The INFP-8 experiences anger as cleaner and more protective than sadness or vulnerability. When hurt, they are more likely to respond with righteous fury than with the sadness characteristic of typical INFPs. Their Fi creates moral clarity that anger justified, while their 8-wing provides the energy to express it forcefully. However, this can become problematic because they may not process the deeper emotional wound underneath the anger. Their anger can be disproportionate to the situation because it activates archetypal fears about control and harm. They may also weaponize their values during emotional outbursts, saying things designed to hurt others morally rather than just venting frustration. Healthy development involves learning to sit with sadness and disappointment rather than immediately converting them to anger and counterattack.

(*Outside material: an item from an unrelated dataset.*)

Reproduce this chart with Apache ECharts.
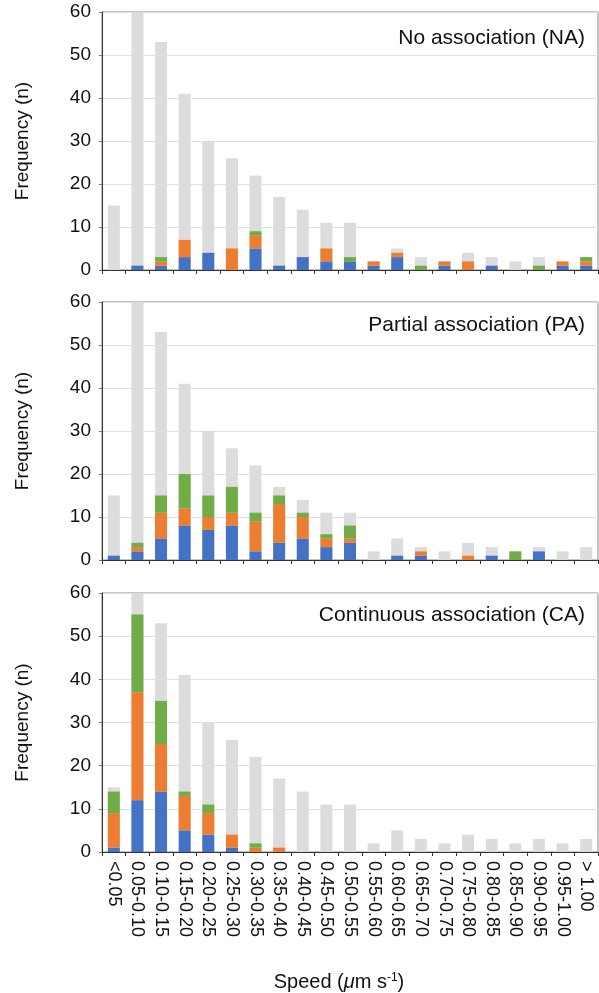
<!DOCTYPE html>
<html>
<head>
<meta charset="utf-8">
<script src="https://cdn.jsdelivr.net/npm/echarts@6/dist/echarts.min.js"></script>
<style>html,body{margin:0;padding:0;background:#fff;}#c{width:599px;height:993px;}</style>
</head>
<body>
<div id="c"></div>
<script>
const categories = ['<0.05','0.05-0.10','0.10-0.15','0.15-0.20','0.20-0.25','0.25-0.30','0.30-0.35','0.35-0.40','0.40-0.45','0.45-0.50','0.50-0.55','0.55-0.60','0.60-0.65','0.65-0.70','0.70-0.75','0.75-0.80','0.80-0.85','0.85-0.90','0.90-0.95','0.95-1.00','> 1.00'];
const yTicks = [0, 10, 20, 30, 40, 50, 60];
const panelTitles = ['No association (NA)', 'Partial association (PA)', 'Continuous association (CA)'];
const total = [15, 60, 53, 41, 30, 26, 22, 17, 14, 11, 11, 2, 5, 3, 2, 4, 3, 2, 3, 2, 3];
// No association
const naBlue   = [0, 1, 1, 3, 4, 0, 5, 1, 3, 2, 2, 1, 3, 0, 1, 0, 1, 0, 0, 1, 1];
const naOrange = [0, 0, 1, 4, 0, 5, 3, 0, 0, 3, 0, 1, 1, 0, 1, 2, 0, 0, 0, 1, 1];
const naGreen  = [0, 0, 1, 0, 0, 0, 1, 0, 0, 0, 1, 0, 0, 1, 0, 0, 0, 0, 1, 0, 1];
// Partial association
const paBlue   = [1, 2, 5, 8, 7, 8, 2, 4, 5, 3, 4, 0, 1, 1, 0, 0, 1, 0, 2, 0, 0];
const paOrange = [0, 1, 6, 4, 3, 3, 7, 9, 5, 2, 1, 0, 0, 1, 0, 1, 0, 0, 0, 0, 0];
const paGreen  = [0, 1, 4, 8, 5, 6, 2, 2, 1, 1, 3, 0, 0, 0, 0, 0, 0, 2, 0, 0, 0];
// Continuous association
const caBlue   = [1, 12, 14, 5, 4, 1, 0, 0, 0, 0, 0, 0, 0, 0, 0, 0, 0, 0, 0, 0, 0];
const caOrange = [8, 25, 11, 8, 5, 3, 1, 1, 0, 0, 0, 0, 0, 0, 0, 0, 0, 0, 0, 0, 0];
const caGreen  = [5, 18, 10, 1, 2, 0, 1, 0, 0, 0, 0, 0, 0, 0, 0, 0, 0, 0, 0, 0, 0];

const panels = [[naBlue, naOrange, naGreen], [paBlue, paOrange, paGreen], [caBlue, caOrange, caGreen]];
const colors = ['#4472C4', '#ED7D31', '#70AD47'];
const FONT = 'Liberation Sans, Arial, sans-serif';
const grids = [
  {left: 102, right: 1, top: 12, height: 258},
  {left: 102, right: 1, top: 302, height: 258},
  {left: 102, right: 1, top: 593, height: 259}
];
const option = {
  animation: false,
  textStyle: {fontFamily: FONT},
  title: panelTitles.map((t, i) => ({
    text: t, right: 9, top: [23, 310, 600][i],
    textStyle: {fontFamily: FONT, fontSize: 21, fontWeight: 'normal', color: '#111'}
  })),
  grid: grids.map(g => Object.assign({show: true, borderColor: '#8a8a8a', borderWidth: 1, containLabel: false}, g)),
  xAxis: grids.map((g, i) => ({
    type: 'category', gridIndex: i, data: categories,
    axisLine: {lineStyle: {color: '#333', width: 1}},
    axisTick: {show: true, length: 4, lineStyle: {color: '#333'}},
    axisLabel: {show: i === 2, rotate: -90, fontSize: 18, color: '#111', margin: 9, interval: 0, fontFamily: FONT},
    name: i === 2 ? '{n|Speed (}{i|μ}{n|m s}{s|-1}{n|)}' : '',
    nameLocation: 'middle', nameGap: 120, nameTextStyle: {
      padding: [0, 22, 0, 0],
      rich: {
        n: {fontSize: 20, color: '#111', fontFamily: FONT},
        i: {fontSize: 20, color: '#111', fontStyle: 'italic', fontFamily: FONT},
        s: {fontSize: 12, color: '#111', verticalAlign: 'top', padding: [0, 0, 8, 0], fontFamily: FONT}
      }
    }
  })),
  yAxis: grids.map((g, i) => ({
    type: 'value', gridIndex: i, min: 0, max: 60, interval: 10,
    axisLine: {show: true, lineStyle: {color: '#333', width: 1}},
    axisTick: {show: true, length: 3, lineStyle: {color: '#777'}},
    axisLabel: {fontSize: 19, color: '#111', margin: 11, fontFamily: FONT,
      formatter: v => yTicks.indexOf(v) >= 0 ? String(v) : ''},
    splitLine: {lineStyle: {color: '#e0e0e0', width: 1}},
    name: 'Frequency (n)', nameLocation: 'middle', nameGap: 70,
    nameTextStyle: {fontSize: 19, color: '#111', fontFamily: FONT}
  })),
  series: []
};
panels.forEach((p, i) => {
  option.series.push({
    type: 'bar', xAxisIndex: i, yAxisIndex: i, data: total, barWidth: 12, barGap: '-100%',
    itemStyle: {color: '#DCDCDC'}, z: 1, silent: true
  });
  p.forEach((arr, k) => {
    option.series.push({
      type: 'bar', xAxisIndex: i, yAxisIndex: i, data: arr, stack: 'p' + i, barWidth: 12, barGap: '-100%',
      itemStyle: {color: colors[k]}, z: 2
    });
  });
});
const chart = echarts.init(document.getElementById('c'), null, {renderer: 'canvas'});
chart.setOption(option);
</script>
</body>
</html>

Why do INFP-8s struggle with authority figures and hierarchy?
The INFP-8 cannot grant authority to someone they have not personally vetted as living according to their values. They view hierarchical structures as inherent threats to autonomy and become suspicious of anyone with power. Their Fi tells them they should never defer to anyone who does not share their values, while their 8 wing tells them that submission is dangerous. They are often the ones in meetings questioning the boss's decision, sometimes appropriately and sometimes destructively. They experience frustration when required to follow rules they did not help create, viewing obedience as moral compromise rather than practical necessity. They need autonomy to feel safe, and traditional hierarchies trigger their deepest fear of being controlled. This makes them excellent at disrupting corrupt systems but difficult to manage or lead, since they view leadership as provisional and conditional on ethical alignment.
What does stress-arrow movement to 5 look like for INFP-8?

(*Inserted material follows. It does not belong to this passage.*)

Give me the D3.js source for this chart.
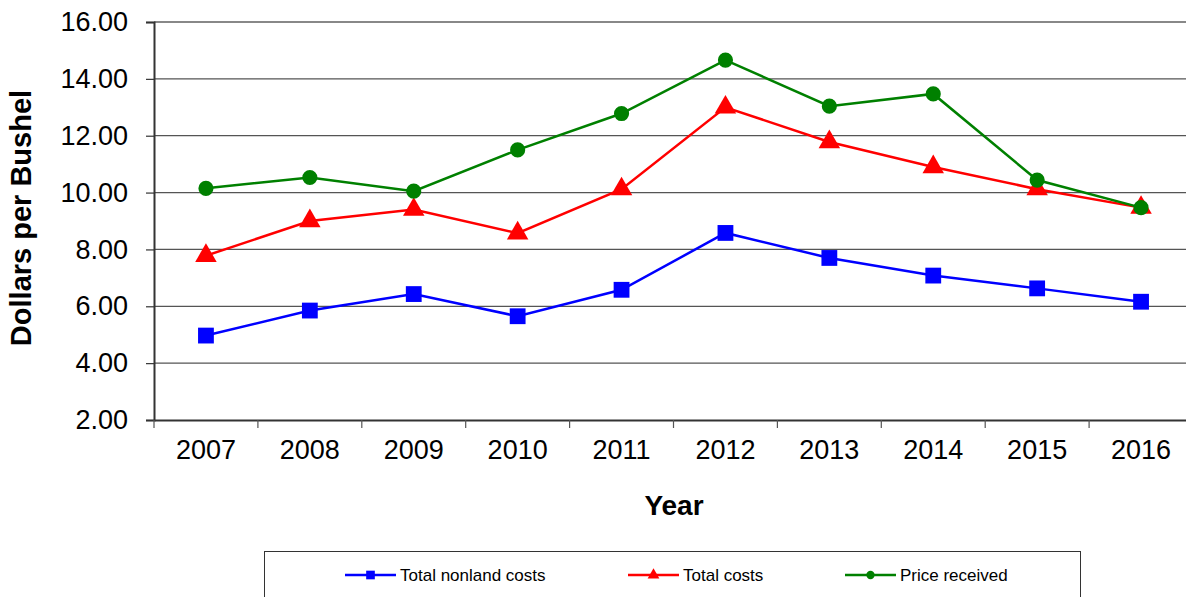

When stressed, the INFP-8 becomes the unhealthy 5: withdrawn, paranoid, and obsessively analytical about threats. They begin researching worst-case scenarios compulsively, gathering data to confirm that the world is dangerous and that their distrust is justified. They lose the warmth and idealism that normally humanizes them, becoming cold and calculating. They isolate themselves to 'think things through,' but this isolation deepens their paranoia rather than solving the problem. They may spend hours or days building elaborate threat scenarios or researching how others have been betrayed. They communicate less, trust less, and become increasingly difficult to reach emotionally. Their idealism transforms into cynicism as they convince themselves that everyone is motivated by self-interest and that their protective stance was correct all along. This can last weeks during high-stress periods, during which they are nearly unreachable by loved ones.
How can INFP-8 develop healthily toward Enneagram 2 qualities?
Healthy development for INFP-8 involves learning that true strength includes vulnerability and interdependence. Moving toward 2 means channeling their protective instinct into genuine service where they allow others to matter and affect them emotionally. It means recognizing that their need for control often prevents the very connection and safety they actually desire. They must learn to ask for help without feeling diminished, to accept support without suspicion, and to acknowledge their dependence on community. This involves softening their moral rigidity enough to see complexity and extend grace to people who fall short of their ideals. Their idealism becomes less about fighting corruption and more about building something beautiful together with others. They learn that admitting uncertainty or fear does not make them weak but rather makes them trustworthy and human. This growth is slow and requires conscious choice to remain present in vulnerability rather than retreat into protective analysis.